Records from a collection

>> BEGIN

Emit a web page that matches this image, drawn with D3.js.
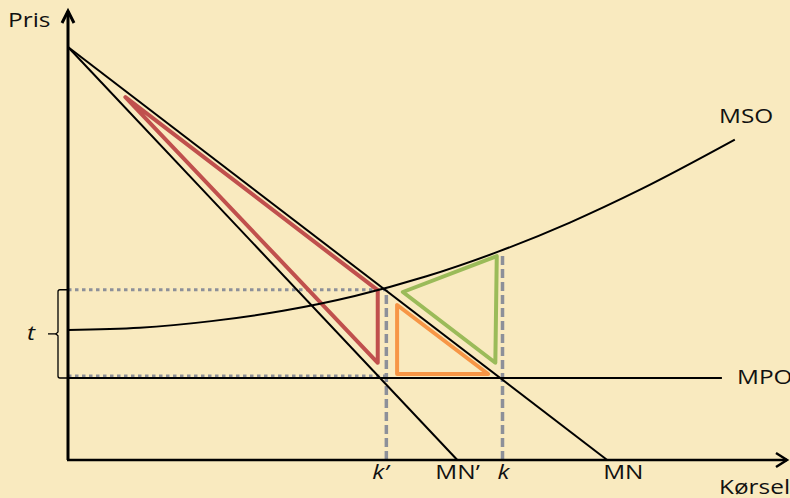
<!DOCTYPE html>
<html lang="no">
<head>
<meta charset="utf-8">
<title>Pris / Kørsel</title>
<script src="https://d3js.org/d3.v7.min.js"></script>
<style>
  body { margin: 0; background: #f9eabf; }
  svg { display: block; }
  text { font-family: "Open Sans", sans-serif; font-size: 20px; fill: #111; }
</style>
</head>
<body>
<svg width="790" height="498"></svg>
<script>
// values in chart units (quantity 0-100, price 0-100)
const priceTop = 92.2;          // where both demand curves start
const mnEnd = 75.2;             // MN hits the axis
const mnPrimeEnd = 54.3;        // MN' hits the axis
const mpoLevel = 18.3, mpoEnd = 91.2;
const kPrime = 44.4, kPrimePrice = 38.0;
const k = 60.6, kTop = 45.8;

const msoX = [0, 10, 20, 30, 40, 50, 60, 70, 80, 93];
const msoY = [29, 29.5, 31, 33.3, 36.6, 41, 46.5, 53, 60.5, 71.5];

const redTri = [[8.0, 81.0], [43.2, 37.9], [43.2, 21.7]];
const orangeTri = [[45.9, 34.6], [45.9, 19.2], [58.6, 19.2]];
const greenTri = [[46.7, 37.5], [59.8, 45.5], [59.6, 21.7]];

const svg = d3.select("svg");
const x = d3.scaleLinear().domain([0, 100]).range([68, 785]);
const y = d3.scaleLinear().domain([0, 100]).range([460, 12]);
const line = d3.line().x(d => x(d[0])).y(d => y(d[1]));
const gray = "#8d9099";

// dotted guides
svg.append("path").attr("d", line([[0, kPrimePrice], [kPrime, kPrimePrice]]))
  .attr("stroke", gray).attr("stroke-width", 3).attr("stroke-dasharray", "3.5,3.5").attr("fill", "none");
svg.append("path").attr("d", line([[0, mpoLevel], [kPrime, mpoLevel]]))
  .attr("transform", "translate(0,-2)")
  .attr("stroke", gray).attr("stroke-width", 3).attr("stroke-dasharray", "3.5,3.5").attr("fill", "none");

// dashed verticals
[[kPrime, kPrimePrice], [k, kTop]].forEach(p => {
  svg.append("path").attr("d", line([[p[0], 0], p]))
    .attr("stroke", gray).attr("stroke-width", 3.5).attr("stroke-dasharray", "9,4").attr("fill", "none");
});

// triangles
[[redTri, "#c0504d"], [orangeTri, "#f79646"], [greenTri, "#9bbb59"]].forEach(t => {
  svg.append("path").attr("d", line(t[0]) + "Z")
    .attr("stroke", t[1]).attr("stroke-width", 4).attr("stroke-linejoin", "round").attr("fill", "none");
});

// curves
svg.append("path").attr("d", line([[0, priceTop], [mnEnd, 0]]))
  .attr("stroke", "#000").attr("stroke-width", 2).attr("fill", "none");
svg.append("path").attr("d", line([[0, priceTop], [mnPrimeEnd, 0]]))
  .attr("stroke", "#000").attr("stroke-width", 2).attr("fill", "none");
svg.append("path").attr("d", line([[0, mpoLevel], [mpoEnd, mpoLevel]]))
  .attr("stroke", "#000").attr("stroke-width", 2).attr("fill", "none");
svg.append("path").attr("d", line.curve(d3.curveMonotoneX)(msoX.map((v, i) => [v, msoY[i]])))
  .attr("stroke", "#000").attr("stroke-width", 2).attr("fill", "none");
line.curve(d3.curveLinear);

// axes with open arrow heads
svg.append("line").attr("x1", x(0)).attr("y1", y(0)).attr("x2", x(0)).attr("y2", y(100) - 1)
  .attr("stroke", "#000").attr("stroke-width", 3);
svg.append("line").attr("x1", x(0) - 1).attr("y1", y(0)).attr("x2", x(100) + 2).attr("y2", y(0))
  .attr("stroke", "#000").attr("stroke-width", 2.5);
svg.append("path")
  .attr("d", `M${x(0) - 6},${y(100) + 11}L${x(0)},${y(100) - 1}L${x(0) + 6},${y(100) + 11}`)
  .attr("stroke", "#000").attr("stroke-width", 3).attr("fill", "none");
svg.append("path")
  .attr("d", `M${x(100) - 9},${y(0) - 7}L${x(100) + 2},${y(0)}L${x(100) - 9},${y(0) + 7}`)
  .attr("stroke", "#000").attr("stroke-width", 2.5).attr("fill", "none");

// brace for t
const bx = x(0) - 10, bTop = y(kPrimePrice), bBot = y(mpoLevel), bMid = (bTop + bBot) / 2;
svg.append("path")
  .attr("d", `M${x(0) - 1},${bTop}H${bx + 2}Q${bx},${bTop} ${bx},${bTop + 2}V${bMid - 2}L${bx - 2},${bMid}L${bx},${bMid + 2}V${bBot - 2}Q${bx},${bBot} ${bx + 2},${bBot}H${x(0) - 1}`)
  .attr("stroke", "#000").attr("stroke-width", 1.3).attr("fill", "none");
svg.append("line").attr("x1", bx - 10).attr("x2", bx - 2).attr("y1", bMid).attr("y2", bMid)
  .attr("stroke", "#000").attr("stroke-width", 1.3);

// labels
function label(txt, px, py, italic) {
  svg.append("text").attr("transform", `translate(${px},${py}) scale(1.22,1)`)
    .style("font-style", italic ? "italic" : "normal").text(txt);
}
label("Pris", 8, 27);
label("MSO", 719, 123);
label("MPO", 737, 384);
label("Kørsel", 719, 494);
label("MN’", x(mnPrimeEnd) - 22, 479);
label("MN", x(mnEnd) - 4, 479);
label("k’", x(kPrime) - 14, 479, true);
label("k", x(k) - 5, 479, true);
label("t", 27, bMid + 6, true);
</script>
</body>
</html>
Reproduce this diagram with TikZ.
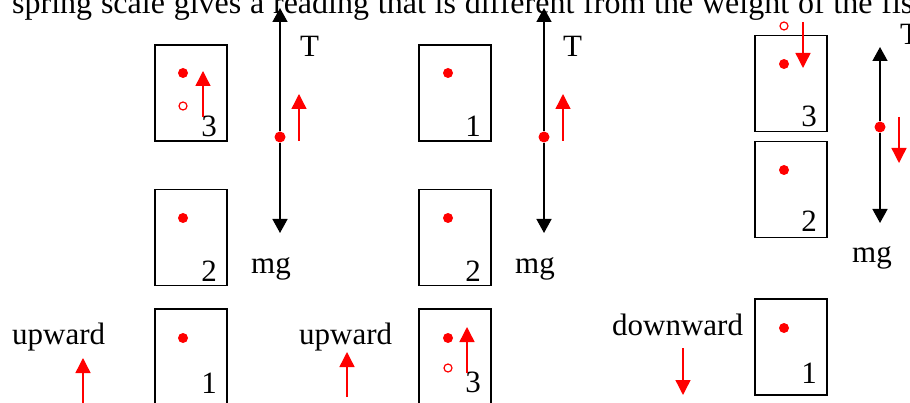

>> END

* _Task to complete_:
Go through the entries above and output them exactly, without pictures.

* _Final answer_:
Emit a web page that matches this image, drawn with D3.js.
<!DOCTYPE html>
<html lang="no">
<head>
<meta charset="utf-8">
<title>Pris / Kørsel</title>
<script src="https://d3js.org/d3.v7.min.js"></script>
<style>
  body { margin: 0; background: #f9eabf; }
  svg { display: block; }
  text { font-family: "Open Sans", sans-serif; font-size: 20px; fill: #111; }
</style>
</head>
<body>
<svg width="790" height="498"></svg>
<script>
// values in chart units (quantity 0-100, price 0-100)
const priceTop = 92.2;          // where both demand curves start
const mnEnd = 75.2;             // MN hits the axis
const mnPrimeEnd = 54.3;        // MN' hits the axis
const mpoLevel = 18.3, mpoEnd = 91.2;
const kPrime = 44.4, kPrimePrice = 38.0;
const k = 60.6, kTop = 45.8;

const msoX = [0, 10, 20, 30, 40, 50, 60, 70, 80, 93];
const msoY = [29, 29.5, 31, 33.3, 36.6, 41, 46.5, 53, 60.5, 71.5];

const redTri = [[8.0, 81.0], [43.2, 37.9], [43.2, 21.7]];
const orangeTri = [[45.9, 34.6], [45.9, 19.2], [58.6, 19.2]];
const greenTri = [[46.7, 37.5], [59.8, 45.5], [59.6, 21.7]];

const svg = d3.select("svg");
const x = d3.scaleLinear().domain([0, 100]).range([68, 785]);
const y = d3.scaleLinear().domain([0, 100]).range([460, 12]);
const line = d3.line().x(d => x(d[0])).y(d => y(d[1]));
const gray = "#8d9099";

// dotted guides
svg.append("path").attr("d", line([[0, kPrimePrice], [kPrime, kPrimePrice]]))
  .attr("stroke", gray).attr("stroke-width", 3).attr("stroke-dasharray", "3.5,3.5").attr("fill", "none");
svg.append("path").attr("d", line([[0, mpoLevel], [kPrime, mpoLevel]]))
  .attr("transform", "translate(0,-2)")
  .attr("stroke", gray).attr("stroke-width", 3).attr("stroke-dasharray", "3.5,3.5").attr("fill", "none");

// dashed verticals
[[kPrime, kPrimePrice], [k, kTop]].forEach(p => {
  svg.append("path").attr("d", line([[p[0], 0], p]))
    .attr("stroke", gray).attr("stroke-width", 3.5).attr("stroke-dasharray", "9,4").attr("fill", "none");
});

// triangles
[[redTri, "#c0504d"], [orangeTri, "#f79646"], [greenTri, "#9bbb59"]].forEach(t => {
  svg.append("path").attr("d", line(t[0]) + "Z")
    .attr("stroke", t[1]).attr("stroke-width", 4).attr("stroke-linejoin", "round").attr("fill", "none");
});

// curves
svg.append("path").attr("d", line([[0, priceTop], [mnEnd, 0]]))
  .attr("stroke", "#000").attr("stroke-width", 2).attr("fill", "none");
svg.append("path").attr("d", line([[0, priceTop], [mnPrimeEnd, 0]]))
  .attr("stroke", "#000").attr("stroke-width", 2).attr("fill", "none");
svg.append("path").attr("d", line([[0, mpoLevel], [mpoEnd, mpoLevel]]))
  .attr("stroke", "#000").attr("stroke-width", 2).attr("fill", "none");
svg.append("path").attr("d", line.curve(d3.curveMonotoneX)(msoX.map((v, i) => [v, msoY[i]])))
  .attr("stroke", "#000").attr("stroke-width", 2).attr("fill", "none");
line.curve(d3.curveLinear);

// axes with open arrow heads
svg.append("line").attr("x1", x(0)).attr("y1", y(0)).attr("x2", x(0)).attr("y2", y(100) - 1)
  .attr("stroke", "#000").attr("stroke-width", 3);
svg.append("line").attr("x1", x(0) - 1).attr("y1", y(0)).attr("x2", x(100) + 2).attr("y2", y(0))
  .attr("stroke", "#000").attr("stroke-width", 2.5);
svg.append("path")
  .attr("d", `M${x(0) - 6},${y(100) + 11}L${x(0)},${y(100) - 1}L${x(0) + 6},${y(100) + 11}`)
  .attr("stroke", "#000").attr("stroke-width", 3).attr("fill", "none");
svg.append("path")
  .attr("d", `M${x(100) - 9},${y(0) - 7}L${x(100) + 2},${y(0)}L${x(100) - 9},${y(0) + 7}`)
  .attr("stroke", "#000").attr("stroke-width", 2.5).attr("fill", "none");

// brace for t
const bx = x(0) - 10, bTop = y(kPrimePrice), bBot = y(mpoLevel), bMid = (bTop + bBot) / 2;
svg.append("path")
  .attr("d", `M${x(0) - 1},${bTop}H${bx + 2}Q${bx},${bTop} ${bx},${bTop + 2}V${bMid - 2}L${bx - 2},${bMid}L${bx},${bMid + 2}V${bBot - 2}Q${bx},${bBot} ${bx + 2},${bBot}H${x(0) - 1}`)
  .attr("stroke", "#000").attr("stroke-width", 1.3).attr("fill", "none");
svg.append("line").attr("x1", bx - 10).attr("x2", bx - 2).attr("y1", bMid).attr("y2", bMid)
  .attr("stroke", "#000").attr("stroke-width", 1.3);

// labels
function label(txt, px, py, italic) {
  svg.append("text").attr("transform", `translate(${px},${py}) scale(1.22,1)`)
    .style("font-style", italic ? "italic" : "normal").text(txt);
}
label("Pris", 8, 27);
label("MSO", 719, 123);
label("MPO", 737, 384);
label("Kørsel", 719, 494);
label("MN’", x(mnPrimeEnd) - 22, 479);
label("MN", x(mnEnd) - 4, 479);
label("k’", x(kPrime) - 14, 479, true);
label("k", x(k) - 5, 479, true);
label("t", 27, bMid + 6, true);
</script>
</body>
</html>
Reproduce this diagram with TikZ.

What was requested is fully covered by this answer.